--- Exercise instructions ---
Include the line containing "const axisColor = '#161616';" and all lines before it, repeated exactly from the listing below, without pictures.

--- Supplied material ---
● ● ●
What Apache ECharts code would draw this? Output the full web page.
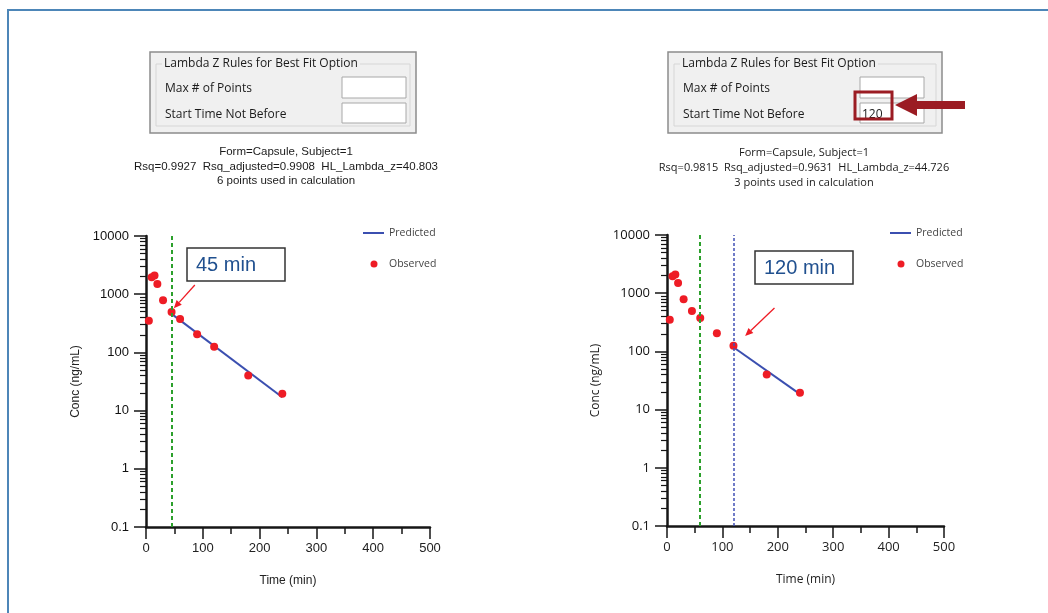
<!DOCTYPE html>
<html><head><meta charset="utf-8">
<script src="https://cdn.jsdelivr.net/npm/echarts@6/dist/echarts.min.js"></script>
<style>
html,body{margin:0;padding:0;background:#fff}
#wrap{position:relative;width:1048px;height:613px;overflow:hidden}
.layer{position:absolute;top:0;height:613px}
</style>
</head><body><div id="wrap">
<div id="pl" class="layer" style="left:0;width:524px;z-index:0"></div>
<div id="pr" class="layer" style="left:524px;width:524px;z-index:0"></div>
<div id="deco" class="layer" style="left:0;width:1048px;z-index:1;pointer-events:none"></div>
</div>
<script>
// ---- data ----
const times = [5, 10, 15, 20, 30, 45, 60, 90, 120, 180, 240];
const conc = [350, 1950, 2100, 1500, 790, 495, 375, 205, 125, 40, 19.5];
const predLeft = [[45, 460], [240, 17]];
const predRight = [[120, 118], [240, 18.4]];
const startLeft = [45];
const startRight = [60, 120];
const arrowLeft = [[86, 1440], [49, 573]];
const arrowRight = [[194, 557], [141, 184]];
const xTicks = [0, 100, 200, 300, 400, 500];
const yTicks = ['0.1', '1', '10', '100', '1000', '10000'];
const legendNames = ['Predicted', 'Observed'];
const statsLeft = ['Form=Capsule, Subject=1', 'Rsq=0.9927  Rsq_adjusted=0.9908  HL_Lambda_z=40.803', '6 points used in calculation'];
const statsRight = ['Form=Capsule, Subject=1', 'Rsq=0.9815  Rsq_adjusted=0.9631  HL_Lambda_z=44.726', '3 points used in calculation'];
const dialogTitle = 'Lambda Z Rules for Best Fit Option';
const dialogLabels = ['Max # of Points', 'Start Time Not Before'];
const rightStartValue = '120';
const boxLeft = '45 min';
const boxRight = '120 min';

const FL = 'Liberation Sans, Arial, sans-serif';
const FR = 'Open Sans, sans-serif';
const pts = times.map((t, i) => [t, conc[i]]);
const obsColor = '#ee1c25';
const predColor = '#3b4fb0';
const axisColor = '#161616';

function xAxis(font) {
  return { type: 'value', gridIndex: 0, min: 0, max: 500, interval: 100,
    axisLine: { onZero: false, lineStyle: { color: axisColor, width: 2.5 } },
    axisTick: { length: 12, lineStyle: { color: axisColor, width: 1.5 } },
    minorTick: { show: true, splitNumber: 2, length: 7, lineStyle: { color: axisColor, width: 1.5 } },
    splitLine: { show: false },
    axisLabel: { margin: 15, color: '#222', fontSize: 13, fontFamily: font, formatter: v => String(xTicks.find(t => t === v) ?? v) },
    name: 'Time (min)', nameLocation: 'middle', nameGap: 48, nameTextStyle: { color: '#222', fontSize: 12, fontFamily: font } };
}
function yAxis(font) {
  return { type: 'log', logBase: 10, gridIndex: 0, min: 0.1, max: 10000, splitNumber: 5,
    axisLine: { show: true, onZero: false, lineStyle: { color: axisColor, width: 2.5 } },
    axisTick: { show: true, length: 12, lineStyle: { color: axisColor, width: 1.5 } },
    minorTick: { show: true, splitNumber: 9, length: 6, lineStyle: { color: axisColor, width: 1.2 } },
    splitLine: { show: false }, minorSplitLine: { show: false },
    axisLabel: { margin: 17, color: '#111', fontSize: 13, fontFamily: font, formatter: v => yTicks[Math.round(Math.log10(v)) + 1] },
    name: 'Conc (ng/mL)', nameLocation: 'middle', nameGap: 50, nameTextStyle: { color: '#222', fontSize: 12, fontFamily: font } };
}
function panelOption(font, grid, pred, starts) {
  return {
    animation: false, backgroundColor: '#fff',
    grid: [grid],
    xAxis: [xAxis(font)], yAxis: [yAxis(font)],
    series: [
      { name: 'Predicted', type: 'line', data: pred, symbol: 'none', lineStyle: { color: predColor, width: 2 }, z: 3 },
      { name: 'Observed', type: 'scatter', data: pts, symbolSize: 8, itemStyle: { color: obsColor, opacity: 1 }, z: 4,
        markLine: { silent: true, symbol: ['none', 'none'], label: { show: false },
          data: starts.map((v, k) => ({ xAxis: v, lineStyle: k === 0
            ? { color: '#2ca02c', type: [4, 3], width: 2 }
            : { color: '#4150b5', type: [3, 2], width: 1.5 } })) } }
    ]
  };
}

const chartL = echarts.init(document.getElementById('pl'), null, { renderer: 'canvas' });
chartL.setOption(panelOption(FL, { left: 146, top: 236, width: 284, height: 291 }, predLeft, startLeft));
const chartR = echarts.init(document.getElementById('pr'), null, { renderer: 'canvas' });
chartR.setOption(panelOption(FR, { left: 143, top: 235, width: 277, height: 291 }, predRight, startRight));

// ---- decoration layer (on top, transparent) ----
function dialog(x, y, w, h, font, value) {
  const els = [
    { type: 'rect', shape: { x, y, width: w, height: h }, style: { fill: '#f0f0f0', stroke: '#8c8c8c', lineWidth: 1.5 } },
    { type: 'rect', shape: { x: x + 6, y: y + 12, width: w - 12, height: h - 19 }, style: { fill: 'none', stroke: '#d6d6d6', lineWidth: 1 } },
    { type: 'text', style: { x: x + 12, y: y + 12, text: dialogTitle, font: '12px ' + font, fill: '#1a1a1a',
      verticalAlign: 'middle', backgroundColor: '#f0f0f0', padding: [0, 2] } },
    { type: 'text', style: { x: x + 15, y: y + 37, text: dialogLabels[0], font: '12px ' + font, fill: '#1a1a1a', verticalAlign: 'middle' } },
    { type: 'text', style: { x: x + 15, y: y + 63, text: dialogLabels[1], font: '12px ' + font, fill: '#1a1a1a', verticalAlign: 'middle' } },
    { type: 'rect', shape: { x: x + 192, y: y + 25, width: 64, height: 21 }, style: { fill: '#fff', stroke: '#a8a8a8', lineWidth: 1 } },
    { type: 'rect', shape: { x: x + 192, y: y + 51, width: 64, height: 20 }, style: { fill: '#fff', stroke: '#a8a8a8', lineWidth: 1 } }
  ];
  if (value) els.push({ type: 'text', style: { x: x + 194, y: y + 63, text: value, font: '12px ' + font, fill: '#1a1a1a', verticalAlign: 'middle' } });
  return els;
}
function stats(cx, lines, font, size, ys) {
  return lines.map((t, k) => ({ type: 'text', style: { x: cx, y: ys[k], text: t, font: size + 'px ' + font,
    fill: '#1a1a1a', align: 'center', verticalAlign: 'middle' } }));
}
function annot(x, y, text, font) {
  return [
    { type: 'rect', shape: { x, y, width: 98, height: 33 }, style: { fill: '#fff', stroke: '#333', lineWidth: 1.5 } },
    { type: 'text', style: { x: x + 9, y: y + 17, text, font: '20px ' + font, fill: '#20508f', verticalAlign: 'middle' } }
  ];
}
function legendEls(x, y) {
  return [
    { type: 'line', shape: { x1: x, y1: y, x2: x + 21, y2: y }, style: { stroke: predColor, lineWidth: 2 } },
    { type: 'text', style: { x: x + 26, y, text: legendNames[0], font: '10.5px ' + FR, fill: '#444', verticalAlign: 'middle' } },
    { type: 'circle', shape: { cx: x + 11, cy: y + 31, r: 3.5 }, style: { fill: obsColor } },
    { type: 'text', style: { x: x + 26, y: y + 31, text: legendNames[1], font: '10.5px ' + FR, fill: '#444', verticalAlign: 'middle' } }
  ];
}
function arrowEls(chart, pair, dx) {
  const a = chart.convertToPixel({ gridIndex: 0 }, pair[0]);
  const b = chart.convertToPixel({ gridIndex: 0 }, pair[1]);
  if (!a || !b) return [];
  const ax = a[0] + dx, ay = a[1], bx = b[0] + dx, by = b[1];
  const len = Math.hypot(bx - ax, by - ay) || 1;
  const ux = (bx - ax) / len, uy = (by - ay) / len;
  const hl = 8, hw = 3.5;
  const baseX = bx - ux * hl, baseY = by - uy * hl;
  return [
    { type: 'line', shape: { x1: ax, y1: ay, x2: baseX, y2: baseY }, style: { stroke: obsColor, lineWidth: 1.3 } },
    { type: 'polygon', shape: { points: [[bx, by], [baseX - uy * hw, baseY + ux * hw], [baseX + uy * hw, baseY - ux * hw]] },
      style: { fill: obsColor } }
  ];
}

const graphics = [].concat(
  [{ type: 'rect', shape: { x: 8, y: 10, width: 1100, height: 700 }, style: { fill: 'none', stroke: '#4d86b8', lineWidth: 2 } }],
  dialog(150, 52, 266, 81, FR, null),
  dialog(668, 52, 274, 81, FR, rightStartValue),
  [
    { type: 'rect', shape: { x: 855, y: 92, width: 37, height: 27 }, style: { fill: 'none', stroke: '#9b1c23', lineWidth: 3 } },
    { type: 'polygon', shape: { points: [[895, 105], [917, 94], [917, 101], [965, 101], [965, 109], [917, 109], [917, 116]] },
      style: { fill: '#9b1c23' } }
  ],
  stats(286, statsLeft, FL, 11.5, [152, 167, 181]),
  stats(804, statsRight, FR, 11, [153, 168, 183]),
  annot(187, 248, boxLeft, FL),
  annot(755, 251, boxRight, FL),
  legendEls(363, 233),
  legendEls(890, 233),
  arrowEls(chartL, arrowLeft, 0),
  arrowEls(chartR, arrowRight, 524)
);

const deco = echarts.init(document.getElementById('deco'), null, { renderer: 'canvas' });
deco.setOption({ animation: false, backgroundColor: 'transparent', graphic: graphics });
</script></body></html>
● ● ●
--- Reply to the exercise ---
What Apache ECharts code would draw this? Output the full web page.
<!DOCTYPE html>
<html><head><meta charset="utf-8">
<script src="https://cdn.jsdelivr.net/npm/echarts@6/dist/echarts.min.js"></script>
<style>
html,body{margin:0;padding:0;background:#fff}
#wrap{position:relative;width:1048px;height:613px;overflow:hidden}
.layer{position:absolute;top:0;height:613px}
</style>
</head><body><div id="wrap">
<div id="pl" class="layer" style="left:0;width:524px;z-index:0"></div>
<div id="pr" class="layer" style="left:524px;width:524px;z-index:0"></div>
<div id="deco" class="layer" style="left:0;width:1048px;z-index:1;pointer-events:none"></div>
</div>
<script>
// ---- data ----
const times = [5, 10, 15, 20, 30, 45, 60, 90, 120, 180, 240];
const conc = [350, 1950, 2100, 1500, 790, 495, 375, 205, 125, 40, 19.5];
const predLeft = [[45, 460], [240, 17]];
const predRight = [[120, 118], [240, 18.4]];
const startLeft = [45];
const startRight = [60, 120];
const arrowLeft = [[86, 1440], [49, 573]];
const arrowRight = [[194, 557], [141, 184]];
const xTicks = [0, 100, 200, 300, 400, 500];
const yTicks = ['0.1', '1', '10', '100', '1000', '10000'];
const legendNames = ['Predicted', 'Observed'];
const statsLeft = ['Form=Capsule, Subject=1', 'Rsq=0.9927  Rsq_adjusted=0.9908  HL_Lambda_z=40.803', '6 points used in calculation'];
const statsRight = ['Form=Capsule, Subject=1', 'Rsq=0.9815  Rsq_adjusted=0.9631  HL_Lambda_z=44.726', '3 points used in calculation'];
const dialogTitle = 'Lambda Z Rules for Best Fit Option';
const dialogLabels = ['Max # of Points', 'Start Time Not Before'];
const rightStartValue = '120';
const boxLeft = '45 min';
const boxRight = '120 min';

const FL = 'Liberation Sans, Arial, sans-serif';
const FR = 'Open Sans, sans-serif';
const pts = times.map((t, i) => [t, conc[i]]);
const obsColor = '#ee1c25';
const predColor = '#3b4fb0';
const axisColor = '#161616';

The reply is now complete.